Sienna Miller Looks Back on Fallout From Jude Law Nanny Affair

American Sniper actress Sienna Miller said there is more than a month of memories from 2005 that [...]

American Sniper actress Sienna Miller said there is more than a month of memories from 2005 that she cannot recall because of the heartbreak and public scrutiny she faced at the same time in the fallout of Jude Law's affair with the nanny of his children. In July 2005, Miller was acting on stage in a production of William Shakespeare's As You Like It when Law issued a statement to the press, apologizing for his affair. Miller, who was just starting her film career, struggled to finish the stage production while paparazzi constantly hounded her.

"That was one of the most challenging moments I hope I'll ever have to experience," Miller told The Daily Beast. "Because with that level of public heartbreak, to have to get out of a bed let alone stand in front of 800 people every night, it's just the last thing you want to do." Miller, 38, said it was "really hard" to perform. "The other thing was, it was at the height of all that paparazzi madness, and in London where there was an epidemic of bad behavior," she continued. "They knew where I would be every night."

Miller and Law got engaged on Christmas Day 2004. In July 2005, Law publicly apologized to Miller for cheating on her with the nanny of the three children he shares with his ex-wife Sadie Frost. "I want to publicly apologize to Sienna and our respective families for the pain that I have caused," Law said at the time. Fifteen years later, Miller has "no recollection" of the As You Like It production.

"People who came to see me said we had dinner, and I don't remember," Miller said. "I was in so much shock over it all. And I'd really just begun. I was only 23. But if you get through that, you feel like you can get through anything."

Miller was also among the celebrities whose phone was hacked by the News of the World newspaper. In 2011, she was awarded £100,000 (about $134,395) after the paper admitted to wrongdoing. Miller said she is "pretty resilient" and decided to combat the issue by filing lawsuits. "I secretly recorded paparazzi on a lighter that was a camera and got a privacy act taken to a high court to get the law changed in England, which essentially means that if I'm anywhere or coming out of anywhere where I can expect privacy they're not allowed to take my photo," Miller explained.

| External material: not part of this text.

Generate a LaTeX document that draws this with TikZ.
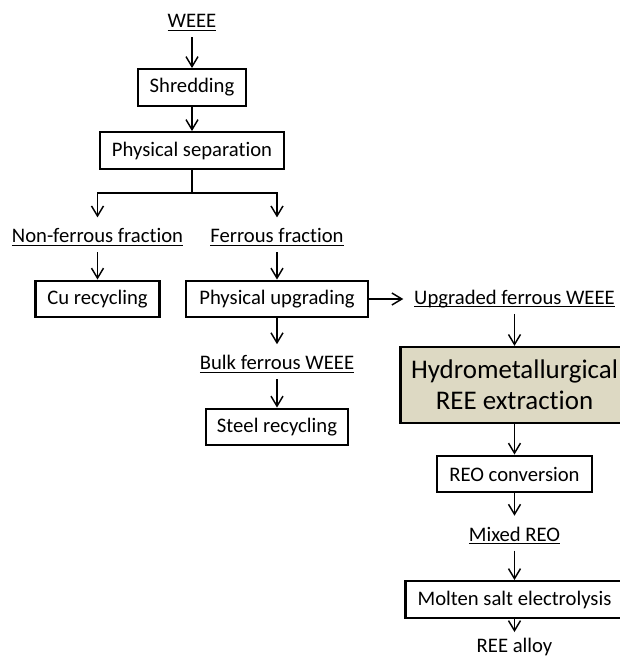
\documentclass[tikz,border=0pt]{standalone}
\usepackage{fontspec}
\setmainfont{Carlito}[Ligatures=NoCommon]
\usetikzlibrary{arrows.meta, positioning}
\definecolor{tanfill}{RGB}{221,217,195}
% underline at a fixed depth, as the drawing program does
\newcommand{\ulabel}[1]{\setbox0=\hbox{#1}\rlap{\rule[-2.4pt]{\wd0}{0.8pt}}\box0\vphantom{Hy}}

\begin{document}
\begin{tikzpicture}[x=0.75pt,y=0.75pt,yscale=-1,xscale=1,
  box/.style={draw, line width=1.7pt, inner sep=0pt, minimum height=27.5pt, font=\fontsize{15.5}{18}\selectfont},
  lbl/.style={anchor=base, inner sep=2pt, font=\fontsize{15.5}{18}\selectfont},
  arr/.style={-{Straight Barb[length=7.5pt,width=9pt]}, line width=1.1pt},
  tolbl/.style={arr, shorten >=6pt},
  fromlbl/.style={arr, shorten <=2.5pt}
]
\useasboundingbox (0,0) rectangle (619,658);

% Text Node
\node [lbl] (weee) at (192,27.5) {\ulabel{WEEE}};
%Shape: Rectangle
\node [box, minimum width=81pt] (shred) at (192,87.5) {Shredding};
%Shape: Rectangle
\node [box, minimum width=138pt] (physsep) at (192,150.5) {Physical separation};
\coordinate (split) at (192,193);

% Text Node
\node [lbl] (nonfer) at (97.5,242.5) {\ulabel{Non-ferrous fraction}};
% Text Node
\node [lbl] (fer) at (277,242.5) {\ulabel{Ferrous fraction}};
%Shape: Rectangle
\node [box, minimum width=93pt] (cu) at (97.5,299) {Cu recycling};
%Shape: Rectangle
\node [box, minimum width=136pt] (upgr) at (277,299) {Physical upgrading};
% Text Node
\node [lbl] (bulk) at (277,369.5) {\ulabel{Bulk ferrous WEEE}};
%Shape: Rectangle
\node [box, minimum width=107pt] (steel) at (277,427) {Steel recycling};

% Text Node
\node [lbl] (upfer) at (514.5,304) {\ulabel{Upgraded ferrous WEEE}};
%Shape: Rectangle
\node [box, fill=tanfill, minimum width=171pt, minimum height=57pt, align=center, font=\fontsize{20.2}{23}\selectfont] (hydro) at (514.5,385) {Hydrometallurgical\\REE extraction};
%Shape: Rectangle
\node [box, minimum width=116pt] (reoconv) at (514.5,474) {REO conversion};
% Text Node
\node [lbl] (mixed) at (514.5,541) {\ulabel{Mixed REO}};
%Shape: Rectangle
\node [box, minimum width=163.5pt] (molten) at (514.5,599.5) {Molten salt electrolysis};
% Text Node
\node [lbl] (alloy) at (514.5,652) {REE alloy};

%Straight Lines
\draw [fromlbl] (weee) -- (shred);
\draw [arr] (shred) -- (physsep);
\draw [line width=1.1pt] (physsep) -- (split);
\draw [tolbl] (split) -| (nonfer);
\draw [tolbl] (split) -| (fer);
\draw [fromlbl] (nonfer) -- (cu);
\draw [fromlbl] (fer) -- (upgr);
\draw [tolbl] (upgr) -- (bulk);
\draw [fromlbl] (bulk) -- (steel);
\draw [tolbl] (upgr.east) -- (upgr.east -| upfer.west);
\draw [fromlbl] (upfer) -- (hydro);
\draw [arr] (hydro) -- (reoconv);
\draw [tolbl] (reoconv) -- (mixed);
\draw [fromlbl] (mixed) -- (molten);
\draw [arr, shorten >=2pt] (molten) -- (alloy);

\end{tikzpicture}
\end{document}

Miller admitted she may have been "really paranoid" during the scandal and, looking back, is amazed at how she survived. "There was so
much noise that it was hard to think straight and focus on my work, which I always took very seriously. It ate everything else," she told the Daily Beast. "I look back on it and wonder how I did get through it - but I did."

The actress has gone on to star in several acclaimed films, including Foxcatcher, Mississippi Grind, and American Sniper. Last year, she starred in Showtime's miniseries about Roger Ailes, The Loudest Voice. Her newest movie is Wander Darkly, which was screened at the Sundance Film Festival and will be released on Dec. 11.